Below are some entries. Transcribe the lines from the one holding "Reproduce this diagram with TikZ." to the one holding "anchor=base west] (hu)", inclusive, but not the pictures among them.
# Start of GIVEN RECORDS
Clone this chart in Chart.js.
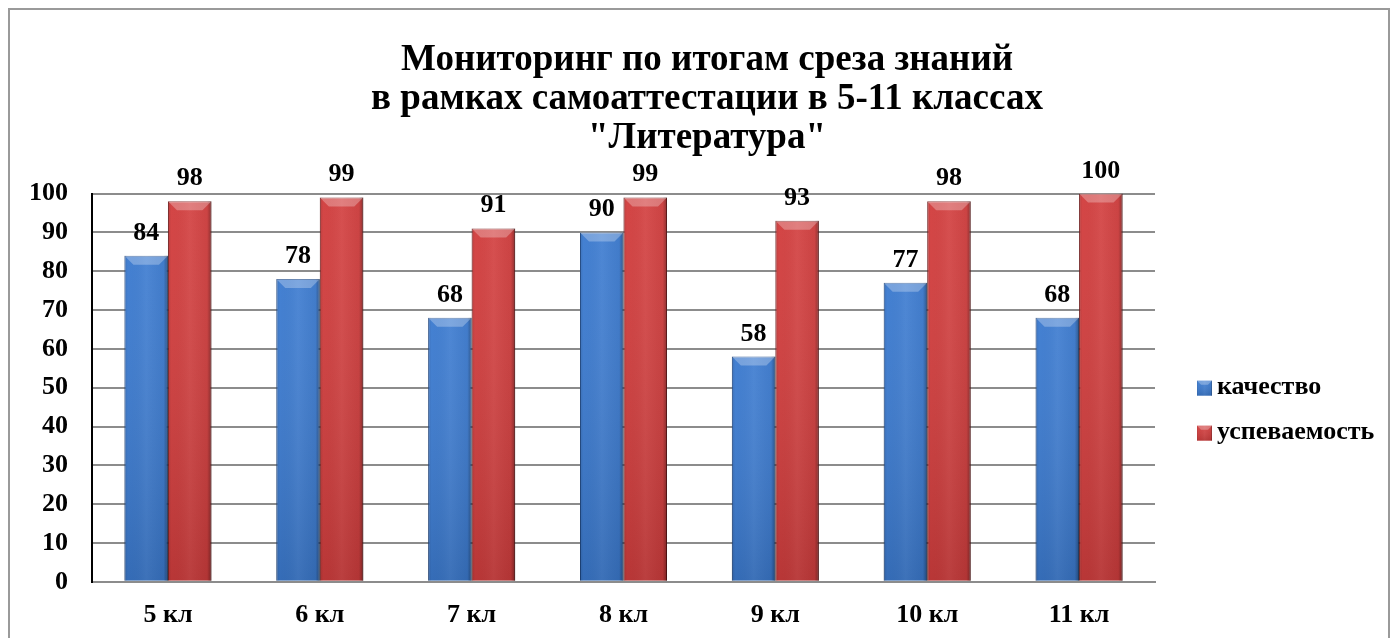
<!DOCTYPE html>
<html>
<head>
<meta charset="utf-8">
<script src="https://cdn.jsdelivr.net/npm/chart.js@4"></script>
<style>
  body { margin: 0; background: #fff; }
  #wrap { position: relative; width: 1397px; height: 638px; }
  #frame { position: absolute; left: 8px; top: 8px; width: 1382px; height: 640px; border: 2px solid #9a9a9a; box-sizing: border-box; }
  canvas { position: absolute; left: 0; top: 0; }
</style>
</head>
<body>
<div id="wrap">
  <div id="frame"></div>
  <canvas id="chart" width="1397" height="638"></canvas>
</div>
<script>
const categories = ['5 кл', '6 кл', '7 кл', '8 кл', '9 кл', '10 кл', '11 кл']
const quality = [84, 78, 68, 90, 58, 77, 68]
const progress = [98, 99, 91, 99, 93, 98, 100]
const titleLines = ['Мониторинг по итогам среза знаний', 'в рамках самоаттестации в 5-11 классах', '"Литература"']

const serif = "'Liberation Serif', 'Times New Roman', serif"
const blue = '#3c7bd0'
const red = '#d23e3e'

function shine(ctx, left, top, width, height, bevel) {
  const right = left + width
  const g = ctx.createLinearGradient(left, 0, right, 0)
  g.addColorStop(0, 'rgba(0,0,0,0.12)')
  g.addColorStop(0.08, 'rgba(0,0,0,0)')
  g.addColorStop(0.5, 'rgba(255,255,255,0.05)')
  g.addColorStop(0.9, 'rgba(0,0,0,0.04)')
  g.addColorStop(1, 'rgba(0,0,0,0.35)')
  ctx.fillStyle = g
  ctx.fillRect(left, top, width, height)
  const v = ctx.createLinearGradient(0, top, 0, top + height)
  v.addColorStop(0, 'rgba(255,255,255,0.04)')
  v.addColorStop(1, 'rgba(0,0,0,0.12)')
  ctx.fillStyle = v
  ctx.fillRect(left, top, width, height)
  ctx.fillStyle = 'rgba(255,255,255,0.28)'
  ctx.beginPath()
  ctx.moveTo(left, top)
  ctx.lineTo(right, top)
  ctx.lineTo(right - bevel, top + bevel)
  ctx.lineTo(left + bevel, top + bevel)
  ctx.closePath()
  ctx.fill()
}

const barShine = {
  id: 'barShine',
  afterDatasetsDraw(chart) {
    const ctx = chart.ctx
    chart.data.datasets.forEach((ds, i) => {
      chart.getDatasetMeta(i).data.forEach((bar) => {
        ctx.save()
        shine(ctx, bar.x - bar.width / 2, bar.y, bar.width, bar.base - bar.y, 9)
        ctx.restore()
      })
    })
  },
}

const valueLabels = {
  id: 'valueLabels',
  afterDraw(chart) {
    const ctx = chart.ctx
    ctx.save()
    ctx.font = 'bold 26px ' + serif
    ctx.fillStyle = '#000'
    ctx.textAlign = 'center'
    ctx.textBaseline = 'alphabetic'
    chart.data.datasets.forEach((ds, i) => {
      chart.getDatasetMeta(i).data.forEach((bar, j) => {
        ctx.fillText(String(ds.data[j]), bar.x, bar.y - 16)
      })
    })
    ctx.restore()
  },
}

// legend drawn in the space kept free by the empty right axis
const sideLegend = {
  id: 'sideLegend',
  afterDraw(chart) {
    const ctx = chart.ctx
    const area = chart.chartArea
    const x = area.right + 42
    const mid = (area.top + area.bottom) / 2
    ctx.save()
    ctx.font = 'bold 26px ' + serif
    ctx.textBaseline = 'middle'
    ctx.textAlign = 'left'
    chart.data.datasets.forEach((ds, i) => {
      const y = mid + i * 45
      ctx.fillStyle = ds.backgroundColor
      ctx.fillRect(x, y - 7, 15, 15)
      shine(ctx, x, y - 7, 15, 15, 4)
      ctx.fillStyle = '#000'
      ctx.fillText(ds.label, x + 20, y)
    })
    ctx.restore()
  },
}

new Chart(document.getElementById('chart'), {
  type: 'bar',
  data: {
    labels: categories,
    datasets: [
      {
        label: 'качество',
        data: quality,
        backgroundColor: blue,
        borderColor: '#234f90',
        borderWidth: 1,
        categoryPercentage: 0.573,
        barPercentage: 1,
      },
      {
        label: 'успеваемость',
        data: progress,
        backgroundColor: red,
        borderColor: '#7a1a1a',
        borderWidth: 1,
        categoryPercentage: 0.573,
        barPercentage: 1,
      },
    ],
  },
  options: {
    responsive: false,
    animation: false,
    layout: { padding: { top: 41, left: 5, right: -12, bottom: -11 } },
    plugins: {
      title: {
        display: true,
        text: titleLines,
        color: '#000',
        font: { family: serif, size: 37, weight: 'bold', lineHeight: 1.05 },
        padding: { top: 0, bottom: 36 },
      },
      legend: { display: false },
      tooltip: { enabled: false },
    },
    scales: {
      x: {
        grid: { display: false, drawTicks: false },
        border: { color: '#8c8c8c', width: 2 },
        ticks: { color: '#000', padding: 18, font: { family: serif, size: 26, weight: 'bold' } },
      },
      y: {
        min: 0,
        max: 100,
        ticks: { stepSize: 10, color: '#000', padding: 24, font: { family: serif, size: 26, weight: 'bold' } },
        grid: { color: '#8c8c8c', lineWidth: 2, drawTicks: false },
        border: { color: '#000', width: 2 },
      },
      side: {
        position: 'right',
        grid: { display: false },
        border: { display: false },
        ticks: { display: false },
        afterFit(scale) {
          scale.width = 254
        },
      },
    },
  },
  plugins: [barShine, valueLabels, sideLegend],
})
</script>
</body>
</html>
# End of GIVEN RECORDS
# Start of GIVEN RECORDS
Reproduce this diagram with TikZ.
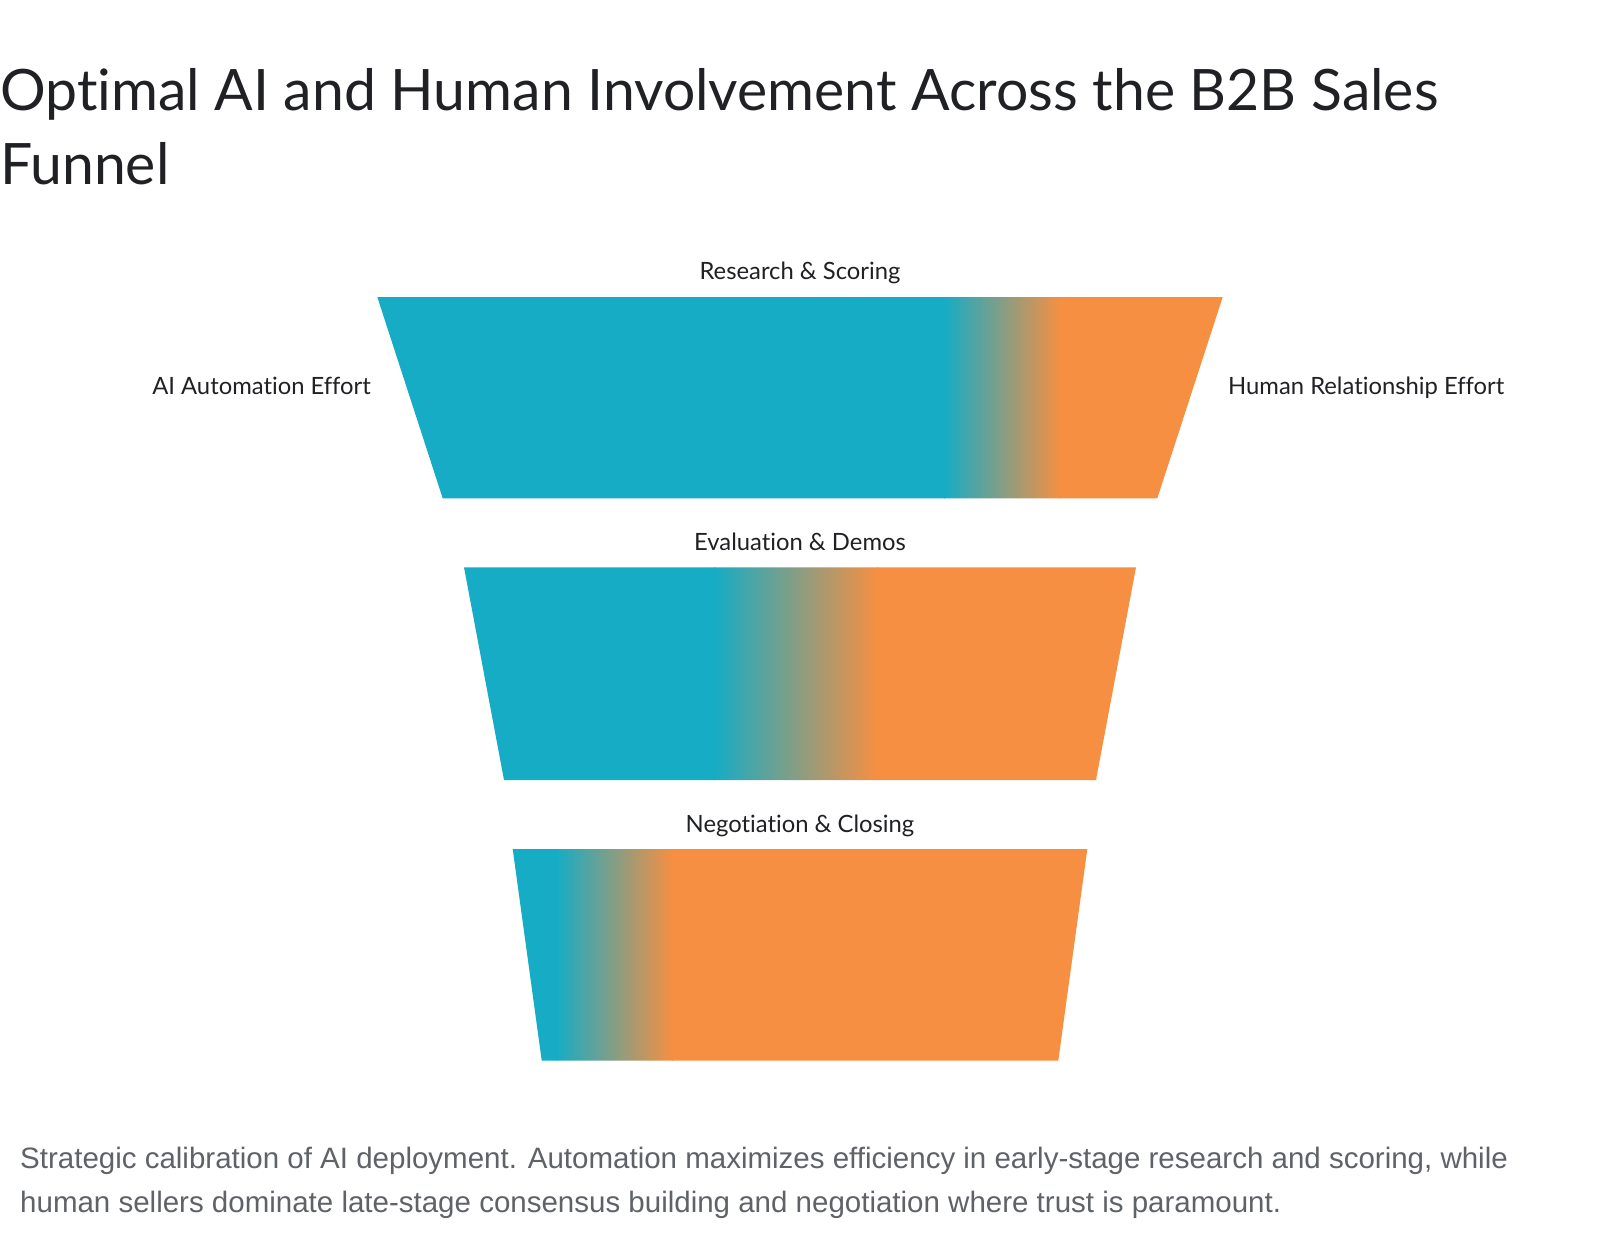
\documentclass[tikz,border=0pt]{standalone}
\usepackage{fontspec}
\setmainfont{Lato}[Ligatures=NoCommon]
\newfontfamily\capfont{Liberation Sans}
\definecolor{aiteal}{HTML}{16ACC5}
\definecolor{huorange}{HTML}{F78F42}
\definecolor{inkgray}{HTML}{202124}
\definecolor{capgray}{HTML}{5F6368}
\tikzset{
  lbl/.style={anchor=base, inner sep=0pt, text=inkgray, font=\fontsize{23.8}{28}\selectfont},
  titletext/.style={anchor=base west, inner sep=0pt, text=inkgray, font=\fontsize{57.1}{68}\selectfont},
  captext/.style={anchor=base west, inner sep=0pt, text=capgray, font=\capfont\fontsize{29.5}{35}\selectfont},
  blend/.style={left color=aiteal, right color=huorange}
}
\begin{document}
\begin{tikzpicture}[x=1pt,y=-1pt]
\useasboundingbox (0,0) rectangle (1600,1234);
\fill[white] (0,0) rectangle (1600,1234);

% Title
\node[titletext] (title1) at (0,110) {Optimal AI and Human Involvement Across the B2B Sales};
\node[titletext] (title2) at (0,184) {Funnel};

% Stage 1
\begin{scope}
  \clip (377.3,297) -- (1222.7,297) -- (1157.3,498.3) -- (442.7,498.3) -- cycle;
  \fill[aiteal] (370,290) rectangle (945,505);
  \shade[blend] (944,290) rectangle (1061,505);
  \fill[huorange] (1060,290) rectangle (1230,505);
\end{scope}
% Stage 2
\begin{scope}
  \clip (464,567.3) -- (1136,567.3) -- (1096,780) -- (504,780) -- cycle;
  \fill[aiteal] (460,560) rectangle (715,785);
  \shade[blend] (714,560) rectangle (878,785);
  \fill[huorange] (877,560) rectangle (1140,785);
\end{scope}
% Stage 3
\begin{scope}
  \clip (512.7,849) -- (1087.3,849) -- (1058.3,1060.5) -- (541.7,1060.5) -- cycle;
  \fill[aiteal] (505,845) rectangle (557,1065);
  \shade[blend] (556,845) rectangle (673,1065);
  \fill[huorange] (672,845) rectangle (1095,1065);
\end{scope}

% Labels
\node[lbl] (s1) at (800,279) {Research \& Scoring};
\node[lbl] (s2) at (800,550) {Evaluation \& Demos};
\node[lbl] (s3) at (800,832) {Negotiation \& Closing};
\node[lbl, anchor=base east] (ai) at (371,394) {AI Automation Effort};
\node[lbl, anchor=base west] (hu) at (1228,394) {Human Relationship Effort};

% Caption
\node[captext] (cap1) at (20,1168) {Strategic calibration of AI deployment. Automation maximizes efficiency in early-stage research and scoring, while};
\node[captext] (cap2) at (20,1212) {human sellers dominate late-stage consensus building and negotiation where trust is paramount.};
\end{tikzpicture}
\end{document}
# End of GIVEN RECORDS
* _TASK ANSWER_
Reproduce this diagram with TikZ.
\documentclass[tikz,border=0pt]{standalone}
\usepackage{fontspec}
\setmainfont{Lato}[Ligatures=NoCommon]
\newfontfamily\capfont{Liberation Sans}
\definecolor{aiteal}{HTML}{16ACC5}
\definecolor{huorange}{HTML}{F78F42}
\definecolor{inkgray}{HTML}{202124}
\definecolor{capgray}{HTML}{5F6368}
\tikzset{
  lbl/.style={anchor=base, inner sep=0pt, text=inkgray, font=\fontsize{23.8}{28}\selectfont},
  titletext/.style={anchor=base west, inner sep=0pt, text=inkgray, font=\fontsize{57.1}{68}\selectfont},
  captext/.style={anchor=base west, inner sep=0pt, text=capgray, font=\capfont\fontsize{29.5}{35}\selectfont},
  blend/.style={left color=aiteal, right color=huorange}
}
\begin{document}
\begin{tikzpicture}[x=1pt,y=-1pt]
\useasboundingbox (0,0) rectangle (1600,1234);
\fill[white] (0,0) rectangle (1600,1234);

% Title
\node[titletext] (title1) at (0,110) {Optimal AI and Human Involvement Across the B2B Sales};
\node[titletext] (title2) at (0,184) {Funnel};

% Stage 1
\begin{scope}
  \clip (377.3,297) -- (1222.7,297) -- (1157.3,498.3) -- (442.7,498.3) -- cycle;
  \fill[aiteal] (370,290) rectangle (945,505);
  \shade[blend] (944,290) rectangle (1061,505);
  \fill[huorange] (1060,290) rectangle (1230,505);
\end{scope}
% Stage 2
\begin{scope}
  \clip (464,567.3) -- (1136,567.3) -- (1096,780) -- (504,780) -- cycle;
  \fill[aiteal] (460,560) rectangle (715,785);
  \shade[blend] (714,560) rectangle (878,785);
  \fill[huorange] (877,560) rectangle (1140,785);
\end{scope}
% Stage 3
\begin{scope}
  \clip (512.7,849) -- (1087.3,849) -- (1058.3,1060.5) -- (541.7,1060.5) -- cycle;
  \fill[aiteal] (505,845) rectangle (557,1065);
  \shade[blend] (556,845) rectangle (673,1065);
  \fill[huorange] (672,845) rectangle (1095,1065);
\end{scope}

% Labels
\node[lbl] (s1) at (800,279) {Research \& Scoring};
\node[lbl] (s2) at (800,550) {Evaluation \& Demos};
\node[lbl] (s3) at (800,832) {Negotiation \& Closing};
\node[lbl, anchor=base east] (ai) at (371,394) {AI Automation Effort};
\node[lbl, anchor=base west] (hu) at (1228,394) {Human Relationship Effort};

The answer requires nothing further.